◆ **Problem description**
Without the pictures, return exactly the lines from the one with "Output the Python" through the one with "igfbp1_conf_sig = [0, 1, 1, 1, 1]". Both end lines belong in the copy.

◆ **Input data**

******

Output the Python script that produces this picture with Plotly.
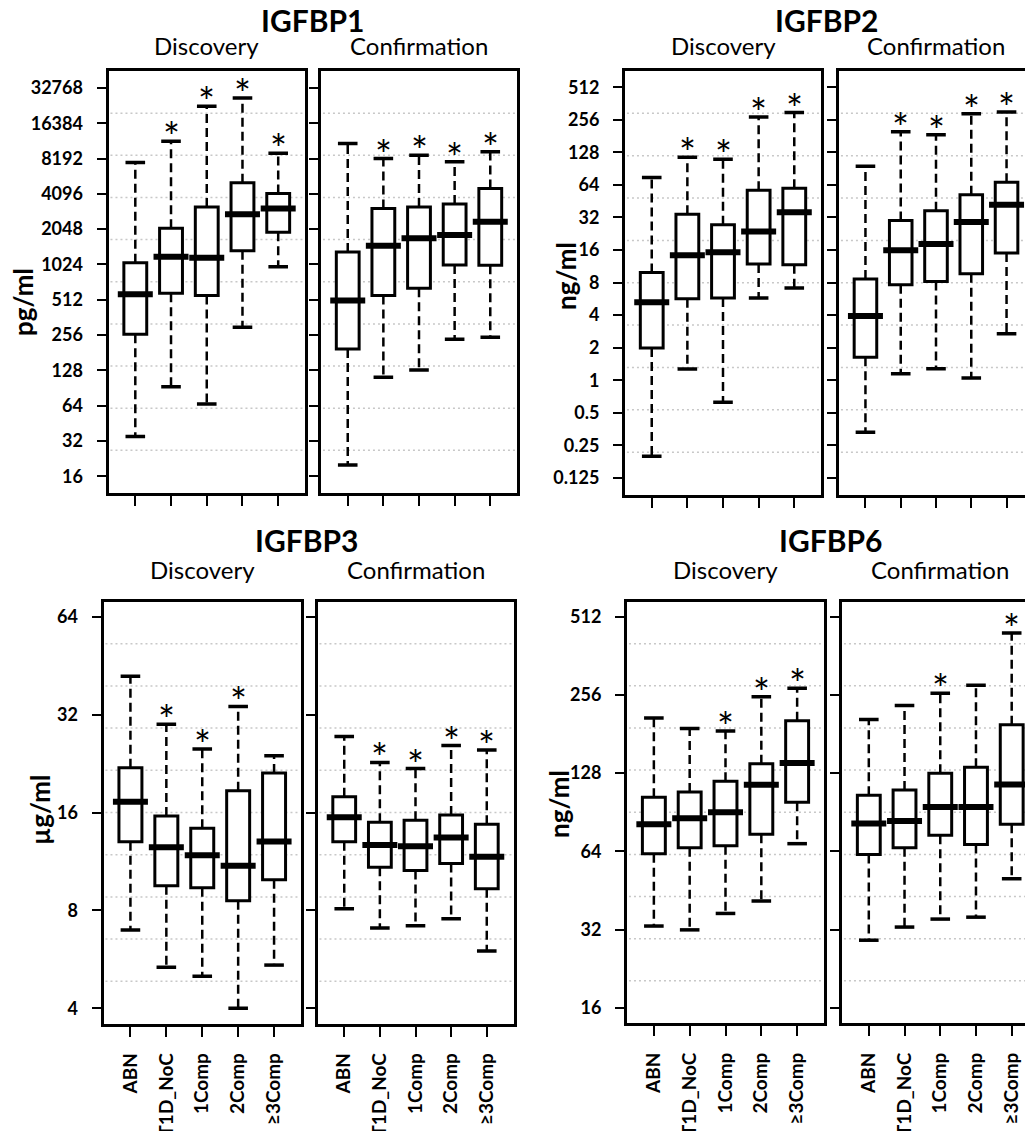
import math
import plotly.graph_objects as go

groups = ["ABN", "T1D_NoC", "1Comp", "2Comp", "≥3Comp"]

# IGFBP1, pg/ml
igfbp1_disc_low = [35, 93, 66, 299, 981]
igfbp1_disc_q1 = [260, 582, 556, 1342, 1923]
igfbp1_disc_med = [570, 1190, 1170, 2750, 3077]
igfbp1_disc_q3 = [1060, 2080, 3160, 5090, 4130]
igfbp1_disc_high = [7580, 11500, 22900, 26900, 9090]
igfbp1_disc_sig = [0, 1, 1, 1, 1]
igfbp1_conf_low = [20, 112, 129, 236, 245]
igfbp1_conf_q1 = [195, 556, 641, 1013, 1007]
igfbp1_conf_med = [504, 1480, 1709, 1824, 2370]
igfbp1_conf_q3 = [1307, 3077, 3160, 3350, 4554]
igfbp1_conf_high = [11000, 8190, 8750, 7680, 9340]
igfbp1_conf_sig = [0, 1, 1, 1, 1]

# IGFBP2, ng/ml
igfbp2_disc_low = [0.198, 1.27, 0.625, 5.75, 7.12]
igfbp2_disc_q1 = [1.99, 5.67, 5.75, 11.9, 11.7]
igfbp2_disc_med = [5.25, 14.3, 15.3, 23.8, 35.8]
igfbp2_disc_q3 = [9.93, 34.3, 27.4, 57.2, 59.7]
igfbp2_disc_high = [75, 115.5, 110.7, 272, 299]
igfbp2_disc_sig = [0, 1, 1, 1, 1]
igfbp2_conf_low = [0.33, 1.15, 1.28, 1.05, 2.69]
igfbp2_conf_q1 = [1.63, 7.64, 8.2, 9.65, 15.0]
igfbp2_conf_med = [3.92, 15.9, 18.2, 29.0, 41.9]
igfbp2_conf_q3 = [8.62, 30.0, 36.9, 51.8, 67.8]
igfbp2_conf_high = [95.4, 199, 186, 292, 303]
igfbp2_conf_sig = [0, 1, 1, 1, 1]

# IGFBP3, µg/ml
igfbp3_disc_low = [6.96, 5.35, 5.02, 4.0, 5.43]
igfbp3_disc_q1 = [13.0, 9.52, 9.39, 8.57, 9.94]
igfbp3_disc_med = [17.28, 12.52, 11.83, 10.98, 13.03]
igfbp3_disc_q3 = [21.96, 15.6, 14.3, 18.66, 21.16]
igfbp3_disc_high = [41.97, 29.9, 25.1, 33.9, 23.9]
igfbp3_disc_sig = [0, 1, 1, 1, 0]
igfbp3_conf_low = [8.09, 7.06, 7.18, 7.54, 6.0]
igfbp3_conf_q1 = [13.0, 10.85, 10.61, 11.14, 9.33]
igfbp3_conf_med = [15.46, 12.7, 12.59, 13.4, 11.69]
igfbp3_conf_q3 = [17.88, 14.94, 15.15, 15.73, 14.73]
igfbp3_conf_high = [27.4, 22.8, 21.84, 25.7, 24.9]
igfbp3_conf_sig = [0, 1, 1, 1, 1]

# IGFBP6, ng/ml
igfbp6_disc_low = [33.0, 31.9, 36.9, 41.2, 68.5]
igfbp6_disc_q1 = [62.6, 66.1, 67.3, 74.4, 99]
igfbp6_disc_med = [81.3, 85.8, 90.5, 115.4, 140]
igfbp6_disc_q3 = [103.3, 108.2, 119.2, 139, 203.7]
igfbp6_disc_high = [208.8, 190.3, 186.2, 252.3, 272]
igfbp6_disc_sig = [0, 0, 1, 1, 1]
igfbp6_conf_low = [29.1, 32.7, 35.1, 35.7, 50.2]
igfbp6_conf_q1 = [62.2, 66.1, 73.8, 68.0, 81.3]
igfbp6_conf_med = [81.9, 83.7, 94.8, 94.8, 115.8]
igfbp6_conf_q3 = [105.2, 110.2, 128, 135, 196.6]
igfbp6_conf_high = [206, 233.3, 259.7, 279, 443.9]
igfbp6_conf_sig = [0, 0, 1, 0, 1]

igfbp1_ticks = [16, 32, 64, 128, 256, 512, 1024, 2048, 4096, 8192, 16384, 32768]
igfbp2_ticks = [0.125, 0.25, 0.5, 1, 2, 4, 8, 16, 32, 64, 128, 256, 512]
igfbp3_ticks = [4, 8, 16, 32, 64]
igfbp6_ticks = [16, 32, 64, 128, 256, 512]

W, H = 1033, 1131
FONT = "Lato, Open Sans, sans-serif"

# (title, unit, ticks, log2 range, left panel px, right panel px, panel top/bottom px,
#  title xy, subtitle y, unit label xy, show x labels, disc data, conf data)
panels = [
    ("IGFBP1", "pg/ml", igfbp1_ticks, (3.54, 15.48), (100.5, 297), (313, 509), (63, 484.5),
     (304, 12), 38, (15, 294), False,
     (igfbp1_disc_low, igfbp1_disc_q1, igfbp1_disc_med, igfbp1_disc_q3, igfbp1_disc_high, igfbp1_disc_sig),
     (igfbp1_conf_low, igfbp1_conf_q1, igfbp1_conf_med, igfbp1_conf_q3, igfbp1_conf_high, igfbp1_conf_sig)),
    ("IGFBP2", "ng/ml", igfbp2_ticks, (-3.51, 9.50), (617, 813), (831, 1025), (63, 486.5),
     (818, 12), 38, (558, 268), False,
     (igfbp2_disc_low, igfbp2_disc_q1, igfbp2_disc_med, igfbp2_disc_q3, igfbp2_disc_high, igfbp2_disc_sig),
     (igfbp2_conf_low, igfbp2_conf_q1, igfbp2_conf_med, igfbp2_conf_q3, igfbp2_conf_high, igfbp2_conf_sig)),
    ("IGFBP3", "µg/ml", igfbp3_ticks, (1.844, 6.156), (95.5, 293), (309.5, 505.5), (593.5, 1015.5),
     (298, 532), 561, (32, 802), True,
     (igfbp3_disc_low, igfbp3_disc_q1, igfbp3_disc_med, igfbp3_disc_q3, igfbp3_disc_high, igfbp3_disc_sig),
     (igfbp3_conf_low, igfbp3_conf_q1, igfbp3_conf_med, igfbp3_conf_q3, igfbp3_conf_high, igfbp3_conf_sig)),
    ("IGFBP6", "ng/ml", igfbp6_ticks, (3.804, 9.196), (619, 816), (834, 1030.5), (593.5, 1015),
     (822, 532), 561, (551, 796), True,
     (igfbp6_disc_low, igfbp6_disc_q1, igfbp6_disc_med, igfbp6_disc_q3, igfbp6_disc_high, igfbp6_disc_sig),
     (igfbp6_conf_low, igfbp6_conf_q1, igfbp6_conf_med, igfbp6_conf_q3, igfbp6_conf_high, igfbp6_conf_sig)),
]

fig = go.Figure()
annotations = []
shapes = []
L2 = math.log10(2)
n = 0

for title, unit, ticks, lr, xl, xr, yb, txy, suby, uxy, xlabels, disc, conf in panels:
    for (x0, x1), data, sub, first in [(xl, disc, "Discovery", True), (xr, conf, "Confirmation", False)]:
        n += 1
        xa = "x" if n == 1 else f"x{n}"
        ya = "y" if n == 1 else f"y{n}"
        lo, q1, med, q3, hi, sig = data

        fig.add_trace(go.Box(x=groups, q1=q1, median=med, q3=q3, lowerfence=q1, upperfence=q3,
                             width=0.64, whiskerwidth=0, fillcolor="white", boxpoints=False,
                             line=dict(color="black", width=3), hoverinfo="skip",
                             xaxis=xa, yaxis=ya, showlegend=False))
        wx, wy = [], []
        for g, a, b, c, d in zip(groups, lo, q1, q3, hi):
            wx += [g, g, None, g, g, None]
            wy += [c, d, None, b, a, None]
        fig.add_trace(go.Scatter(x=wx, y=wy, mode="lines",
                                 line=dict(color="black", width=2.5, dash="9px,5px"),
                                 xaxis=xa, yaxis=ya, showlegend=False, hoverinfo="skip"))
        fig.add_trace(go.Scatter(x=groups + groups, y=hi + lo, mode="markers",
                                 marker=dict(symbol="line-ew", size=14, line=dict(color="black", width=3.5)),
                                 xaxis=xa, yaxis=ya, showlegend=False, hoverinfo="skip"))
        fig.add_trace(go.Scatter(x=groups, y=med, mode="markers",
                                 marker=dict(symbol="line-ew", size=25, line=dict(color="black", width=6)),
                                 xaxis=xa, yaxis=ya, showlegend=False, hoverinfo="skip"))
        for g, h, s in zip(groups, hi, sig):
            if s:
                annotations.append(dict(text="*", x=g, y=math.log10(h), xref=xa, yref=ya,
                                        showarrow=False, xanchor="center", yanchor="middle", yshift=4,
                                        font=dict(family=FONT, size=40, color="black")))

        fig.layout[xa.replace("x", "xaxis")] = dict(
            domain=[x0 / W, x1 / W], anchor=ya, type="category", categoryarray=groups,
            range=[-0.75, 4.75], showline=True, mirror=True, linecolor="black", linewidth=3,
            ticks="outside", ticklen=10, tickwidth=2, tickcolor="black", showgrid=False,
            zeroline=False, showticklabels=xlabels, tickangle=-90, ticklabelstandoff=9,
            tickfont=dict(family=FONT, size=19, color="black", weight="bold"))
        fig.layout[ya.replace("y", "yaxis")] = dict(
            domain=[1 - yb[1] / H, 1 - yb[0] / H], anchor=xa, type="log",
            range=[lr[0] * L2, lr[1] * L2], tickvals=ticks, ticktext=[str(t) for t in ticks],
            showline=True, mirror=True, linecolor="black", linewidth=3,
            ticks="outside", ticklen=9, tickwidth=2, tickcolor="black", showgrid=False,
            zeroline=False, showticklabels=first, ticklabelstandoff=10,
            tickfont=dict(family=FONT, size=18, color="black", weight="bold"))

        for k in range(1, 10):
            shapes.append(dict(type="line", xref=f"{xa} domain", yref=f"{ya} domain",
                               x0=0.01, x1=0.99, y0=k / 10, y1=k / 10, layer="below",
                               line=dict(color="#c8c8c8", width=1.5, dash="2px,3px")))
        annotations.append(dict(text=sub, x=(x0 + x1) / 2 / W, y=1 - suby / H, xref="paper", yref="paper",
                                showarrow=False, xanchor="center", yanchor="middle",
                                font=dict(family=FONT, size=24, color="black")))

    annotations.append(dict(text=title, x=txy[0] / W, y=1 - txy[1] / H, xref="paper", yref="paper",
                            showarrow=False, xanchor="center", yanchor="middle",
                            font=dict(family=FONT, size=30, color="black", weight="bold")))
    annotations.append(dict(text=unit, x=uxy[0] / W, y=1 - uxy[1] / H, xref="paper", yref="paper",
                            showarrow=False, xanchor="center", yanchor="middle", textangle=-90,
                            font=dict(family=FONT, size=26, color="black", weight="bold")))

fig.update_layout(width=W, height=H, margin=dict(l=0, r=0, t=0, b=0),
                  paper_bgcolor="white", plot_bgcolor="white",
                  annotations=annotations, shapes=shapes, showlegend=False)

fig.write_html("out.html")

******

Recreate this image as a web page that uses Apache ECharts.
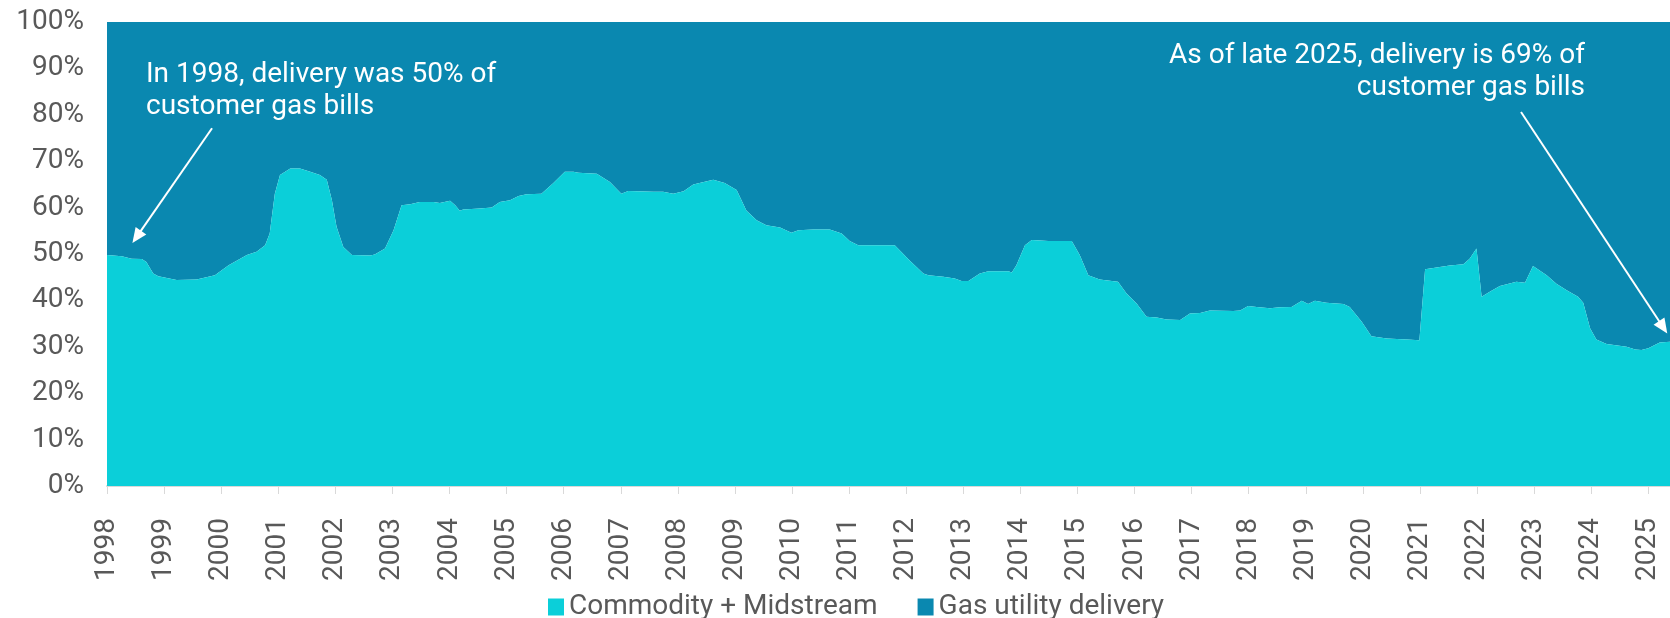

******

◆ **Finished exercise**
Output the Python script that produces this picture with Plotly.
import math
import plotly.graph_objects as go

groups = ["ABN", "T1D_NoC", "1Comp", "2Comp", "≥3Comp"]

# IGFBP1, pg/ml
igfbp1_disc_low = [35, 93, 66, 299, 981]
igfbp1_disc_q1 = [260, 582, 556, 1342, 1923]
igfbp1_disc_med = [570, 1190, 1170, 2750, 3077]
igfbp1_disc_q3 = [1060, 2080, 3160, 5090, 4130]
igfbp1_disc_high = [7580, 11500, 22900, 26900, 9090]
igfbp1_disc_sig = [0, 1, 1, 1, 1]
igfbp1_conf_low = [20, 112, 129, 236, 245]
igfbp1_conf_q1 = [195, 556, 641, 1013, 1007]
igfbp1_conf_med = [504, 1480, 1709, 1824, 2370]
igfbp1_conf_q3 = [1307, 3077, 3160, 3350, 4554]
igfbp1_conf_high = [11000, 8190, 8750, 7680, 9340]
igfbp1_conf_sig = [0, 1, 1, 1, 1]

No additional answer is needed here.